Our lives are consumed by the government shutdown. The man is growing his beard until he can go back to work. That makes me cranky. I can’t kiss that.
But back to my rant. The hardest part for me is the showing of the rebel flag. I grew up in the South where the rebel flag flies high and proud … bumper stickers, t-shirts, flags on the back of pick-up trucks. I moved to escape them and the constant ridicule they brought me. I moved to erase the feelings of fear.
Despite my move from the Deep South, I am reminded that the attitudes and pride in those attitudes still live on. Just this summer, as I was enjoying a outdoor, public dance, a woman stood with her back just feet from my face. Her shirt emblazoned with that familiar, fear-evoking flag.
Now, our president is faced with this same flag. Let me repeat that: Our president is faced with this same flag. The Washington Post blogger, Jonathan Capeheart truly sums up my feelings when he writes:
“For those of you who would push back by saying we’re overreacting, that the Confederate flag is nothing more than a symbol of regional pride, save it. That flag you revere so much is no better than a Swastika, a threatening symbol of hate that has no place in American political discourse.”The Politico, backs up this idea as it quotes Samuel Wurzelbacher, known as “Joe, the Plumber,” from an article he wrote. Wurzelbacher writes:
“Admit it. You want a white Republican president again. Wanting a white Republican president doesn’t make you racist, it just makes you American.”I interpret this to mean that if you are American, you want a president like you … white and male. This frightens me, that people in our country feel so strongly about this. That white equals American.

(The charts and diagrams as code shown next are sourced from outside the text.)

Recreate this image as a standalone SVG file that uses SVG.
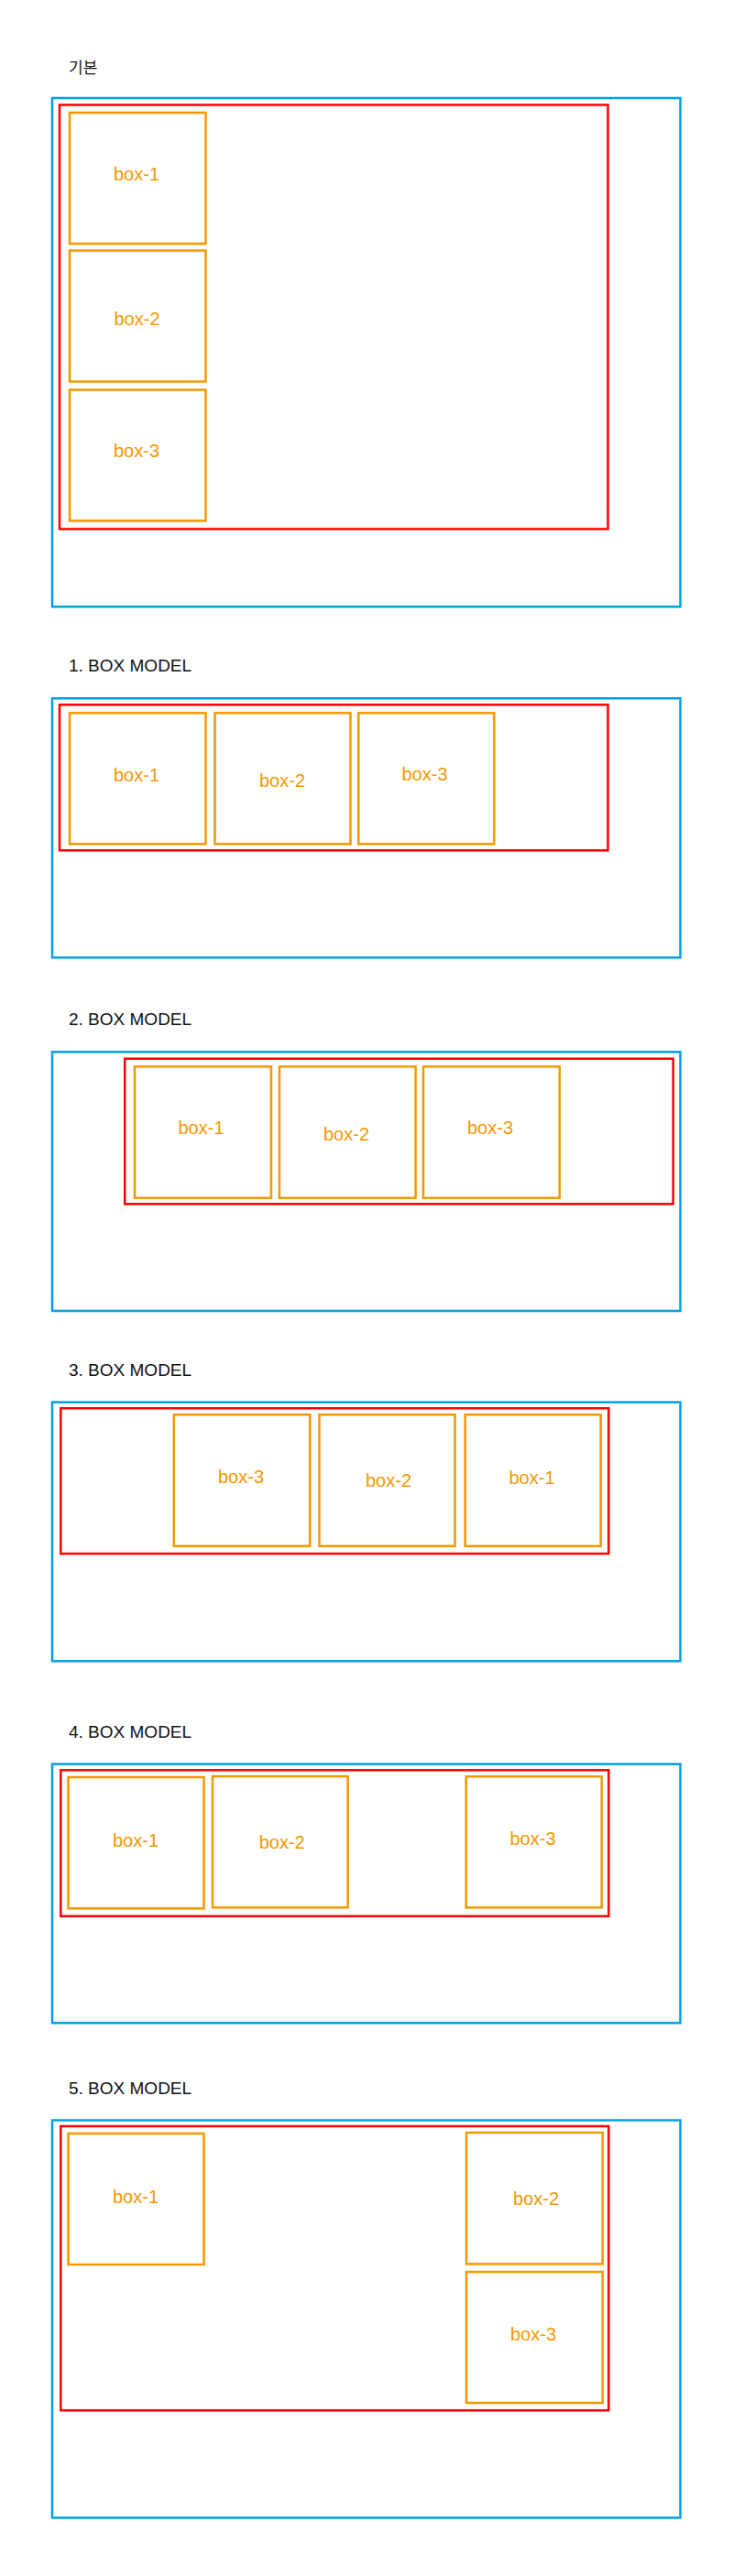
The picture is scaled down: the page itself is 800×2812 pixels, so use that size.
<svg xmlns="http://www.w3.org/2000/svg" width="800" height="2812" viewBox="0 0 800 2812">
<style>
.bg{fill:#ffffff}
.outer{fill:none;stroke:#00a0e6;stroke-width:2.5}
.wrap{fill:none;stroke:#ff0000;stroke-width:2.5}
.box{fill:none;stroke:#f39800;stroke-width:2.5}
.title{font-family:"Liberation Sans","Noto Sans CJK KR",sans-serif;font-size:19px;fill:#111111}
.lbl{font-family:"Liberation Sans",sans-serif;font-size:20px;fill:#f39800;text-anchor:middle}
</style>
<rect class="bg" x="0" y="0" width="800" height="2812"/>

<!-- Section 0: 기본 -->
<g id="sec0">
  <text class="title" x="75" y="80" style="font-size:17px">기본</text>
  <rect id="sec0-outer" class="outer" x="57" y="107" width="685.5" height="555.3"/>
  <rect id="sec0-wrap" class="wrap" x="65" y="114.5" width="598.5" height="463"/>
  <g id="sec0-box1"><rect class="box" x="76" y="123" width="148.5" height="143"/><text class="lbl" x="149" y="197">box-1</text></g>
  <g id="sec0-box2"><rect class="box" x="76" y="273.5" width="148.5" height="143"/><text class="lbl" x="149.5" y="355">box-2</text></g>
  <g id="sec0-box3"><rect class="box" x="76" y="425.5" width="148.5" height="143"/><text class="lbl" x="149" y="499">box-3</text></g>
</g>

<!-- Section 1 -->
<g id="sec1">
  <text class="title" x="75" y="733">1. BOX MODEL</text>
  <rect id="sec1-outer" class="outer" x="57" y="762.3" width="685.5" height="283"/>
  <rect id="sec1-wrap" class="wrap" x="65" y="769.3" width="598.5" height="159"/>
  <g id="sec1-box1"><rect class="box" x="76" y="778.3" width="148.5" height="143"/><text class="lbl" x="149" y="853">box-1</text></g>
  <g id="sec1-box2"><rect class="box" x="234.5" y="778.3" width="148" height="143"/><text class="lbl" x="308" y="859">box-2</text></g>
  <g id="sec1-box3"><rect class="box" x="391.3" y="778.3" width="148" height="143"/><text class="lbl" x="463.5" y="852">box-3</text></g>
</g>

<!-- Section 2 -->
<g id="sec2">
  <text class="title" x="75" y="1119">2. BOX MODEL</text>
  <rect id="sec2-outer" class="outer" x="57" y="1148.3" width="685.5" height="282.7"/>
  <rect id="sec2-wrap" class="wrap" x="136.2" y="1155.7" width="598.5" height="158.6"/>
  <g id="sec2-box1"><rect class="box" x="147" y="1164.3" width="149" height="143.4"/><text class="lbl" x="219.5" y="1238">box-1</text></g>
  <g id="sec2-box2"><rect class="box" x="305" y="1164.3" width="148.6" height="143.4"/><text class="lbl" x="378" y="1245">box-2</text></g>
  <g id="sec2-box3"><rect class="box" x="462" y="1164.3" width="148.7" height="143.4"/><text class="lbl" x="535" y="1238">box-3</text></g>
</g>

<!-- Section 3 -->
<g id="sec3">
  <text class="title" x="75" y="1502">3. BOX MODEL</text>
  <rect id="sec3-outer" class="outer" x="57" y="1530.7" width="685.5" height="282.6"/>
  <rect id="sec3-wrap" class="wrap" x="66.3" y="1537.3" width="598" height="158.7"/>
  <g id="sec3-box3"><rect class="box" x="189.8" y="1544.3" width="148.5" height="143.4"/><text class="lbl" x="263" y="1619">box-3</text></g>
  <g id="sec3-box2"><rect class="box" x="348.5" y="1544.3" width="148" height="143.4"/><text class="lbl" x="424" y="1623">box-2</text></g>
  <g id="sec3-box1"><rect class="box" x="507.7" y="1544.3" width="148" height="143.4"/><text class="lbl" x="580.5" y="1620">box-1</text></g>
</g>

<!-- Section 4 -->
<g id="sec4">
  <text class="title" x="75" y="1897">4. BOX MODEL</text>
  <rect id="sec4-outer" class="outer" x="57" y="1925.7" width="685.5" height="282.6"/>
  <rect id="sec4-wrap" class="wrap" x="66.3" y="1932.3" width="598" height="159.4"/>
  <g id="sec4-box1"><rect class="box" x="74.5" y="1940" width="148" height="143.3"/><text class="lbl" x="148" y="2016">box-1</text></g>
  <g id="sec4-box2"><rect class="box" x="232" y="1939" width="147.6" height="143.3"/><text class="lbl" x="307.7" y="2018">box-2</text></g>
  <g id="sec4-box3"><rect class="box" x="508.7" y="1939.3" width="148" height="143"/><text class="lbl" x="581.5" y="2014">box-3</text></g>
</g>

<!-- Section 5 -->
<g id="sec5">
  <text class="title" x="75" y="2285.5">5. BOX MODEL</text>
  <rect id="sec5-outer" class="outer" x="57" y="2314.5" width="685.5" height="433.9"/>
  <rect id="sec5-wrap" class="wrap" x="66.3" y="2321" width="598" height="310.2"/>
  <g id="sec5-box1"><rect class="box" x="74.5" y="2329" width="148" height="143"/><text class="lbl" x="148" y="2405">box-1</text></g>
  <g id="sec5-box2"><rect class="box" x="509" y="2328" width="148.7" height="143.4"/><text class="lbl" x="585" y="2407">box-2</text></g>
  <g id="sec5-box3"><rect class="box" x="509" y="2480" width="148.7" height="143"/><text class="lbl" x="582" y="2555">box-3</text></g>
</g>

<g id="connectors"/>
</svg>
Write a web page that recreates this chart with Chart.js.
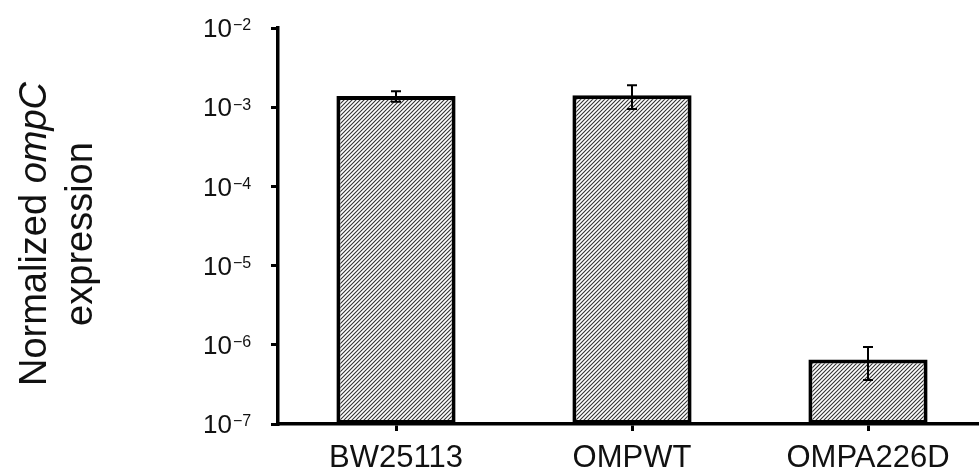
<!DOCTYPE html>
<html>
<head>
<meta charset="utf-8">
<script src="https://cdn.jsdelivr.net/npm/chart.js@4.4.1/dist/chart.umd.min.js"></script>
<style>
  html, body { margin: 0; padding: 0; background: #fff; overflow: hidden; }
  #wrap { width: 986px; height: 472px; position: relative; }
</style>
</head>
<body>
<div id="wrap"><canvas id="chart"></canvas></div>
<script>
// data
const strains = ['BW25113', 'OMPWT', 'OMPA226D'];
const expression = [1.38e-3, 1.42e-3, 6.5e-7];
const expressionErr = [0.21e-3, 0.47e-3, 2.9e-7];
const yTickExponents = [-7, -6, -5, -4, -3, -2];

const FONT = '"Liberation Sans", Arial, sans-serif';

// diagonal hatch fill like the original bars
function makeHatch() {
    const c = document.createElement('canvas');
    c.width = 4;
    c.height = 4;
    const g = c.getContext('2d');
    g.fillStyle = '#fff';
    g.fillRect(0, 0, 4, 4);
    g.strokeStyle = '#333';
    g.lineWidth = 1.1;
    g.beginPath();
    g.moveTo(0, 4); g.lineTo(4, 0);
    g.moveTo(-1, 1); g.lineTo(1, -1);
    g.moveTo(3, 5); g.lineTo(5, 3);
    g.stroke();
    return g.createPattern(c, 'repeat');
}

// error bars drawn on top of the bars
const errorBars = {
    id: 'errorBars',
    afterDatasetsDraw(chart) {
        const ctx = chart.ctx;
        const y = chart.scales.y;
        const meta = chart.getDatasetMeta(0);
        ctx.save();
        ctx.strokeStyle = '#000';
        ctx.lineWidth = 2;
        meta.data.forEach((bar, i) => {
            const top = y.getPixelForValue(expression[i] + expressionErr[i]);
            const bot = y.getPixelForValue(expression[i] - expressionErr[i]);
            ctx.beginPath();
            ctx.moveTo(bar.x, top); ctx.lineTo(bar.x, bot);
            ctx.moveTo(bar.x - 5, top); ctx.lineTo(bar.x + 5, top);
            ctx.moveTo(bar.x - 5, bot); ctx.lineTo(bar.x + 5, bot);
            ctx.stroke();
        });
        ctx.restore();
    }
};

// power-of-ten tick labels and the two-line axis title
const yLabels = {
    id: 'yLabels',
    afterDraw(chart) {
        const ctx = chart.ctx;
        const y = chart.scales.y;
        ctx.save();
        ctx.fillStyle = '#111';
        yTickExponents.forEach(e => {
            const py = y.getPixelForValue(Math.pow(10, e));
            ctx.font = '26px ' + FONT;
            ctx.textAlign = 'right';
            ctx.textBaseline = 'middle';
            ctx.fillText('10', 232, py + 2);
            ctx.font = '16px ' + FONT;
            ctx.textAlign = 'left';
            ctx.textBaseline = 'top';
            ctx.fillText('\u2212' + Math.abs(e), 233, py - 10);
        });

        // title, rotated
        const cy = 234;
        ctx.textBaseline = 'alphabetic';
        ctx.textAlign = 'left';
        const normal = '38px ' + FONT;
        const italic = 'italic 38px ' + FONT;
        ctx.save();
        ctx.translate(46, cy);
        ctx.rotate(-Math.PI / 2);
        ctx.font = normal;
        const w1 = ctx.measureText('Normalized ').width;
        ctx.font = italic;
        const w2 = ctx.measureText('ompC').width;
        let x0 = -(w1 + w2) / 2;
        ctx.font = normal;
        ctx.fillText('Normalized ', x0, 0);
        ctx.font = italic;
        ctx.fillText('ompC', x0 + w1, 0);
        ctx.restore();

        ctx.save();
        ctx.translate(92, cy);
        ctx.rotate(-Math.PI / 2);
        ctx.font = normal;
        ctx.textAlign = 'center';
        ctx.fillText('expression', 0, 0);
        ctx.restore();
        ctx.restore();
    }
};

document.addEventListener('DOMContentLoaded', function() {
    const ctx = document.getElementById('chart').getContext('2d');
    new Chart(ctx, {
        type: 'bar',
        data: {
            labels: strains,
            datasets: [{
                data: expression,
                backgroundColor: makeHatch(),
                borderColor: '#000',
                borderWidth: 4,
                borderSkipped: false,
                barPercentage: 0.505,
                categoryPercentage: 1
            }]
        },
        options: {
            responsive: true,
            maintainAspectRatio: false,
            animation: false,
            layout: { padding: { top: 28, left: 0, right: 0, bottom: 0 } },
            plugins: {
                legend: { display: false },
                tooltip: { enabled: false }
            },
            scales: {
                x: {
                    afterFit: s => { s.height = 48; },
                    grid: {
                        offset: false,
                        drawOnChartArea: false,
                        tickLength: 7,
                        lineWidth: 3,
                        color: '#000'
                    },
                    border: { color: '#000', width: 3.5 },
                    ticks: {
                        color: '#111',
                        padding: 9,
                        font: { family: FONT, size: 31 }
                    }
                },
                y: {
                    type: 'logarithmic',
                    min: 1e-7,
                    max: 1e-2,
                    afterFit: s => { s.width = 278; },
                    afterBuildTicks: s => {
                        s.ticks = yTickExponents.map(e => ({ value: Math.pow(10, e) }));
                    },
                    grid: {
                        drawOnChartArea: false,
                        tickLength: 7,
                        lineWidth: 3,
                        color: '#000'
                    },
                    border: { color: '#000', width: 3.5 },
                    ticks: { display: false }
                }
            }
        },
        plugins: [errorBars, yLabels]
    });
});
</script>
</body>
</html>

As a young Asian adoptee raised predominately by a white, Southern family, I once bought into that belief. I felt white, despite almost daily teasing that told me the truth … I was Asian.
I left the South almost twenty years ago. I love my Southern family and enjoy holidays where I can stay safely in the confines of my childhood home, but the moment we leave the house, the images from which I want to protect my children are everywhere. They are shocked at the sight of the flag. They know what it means, and I want to protect them from that gut-gripping fear I feel when I see it.
And yet, I cannot protect them. The divide in our country is emerging, and it is very much along the lines of race. I want to believe that the majority of Americans will soon see this divide and demand a reconciliation that respects our president because he was elected president, regardless of his race.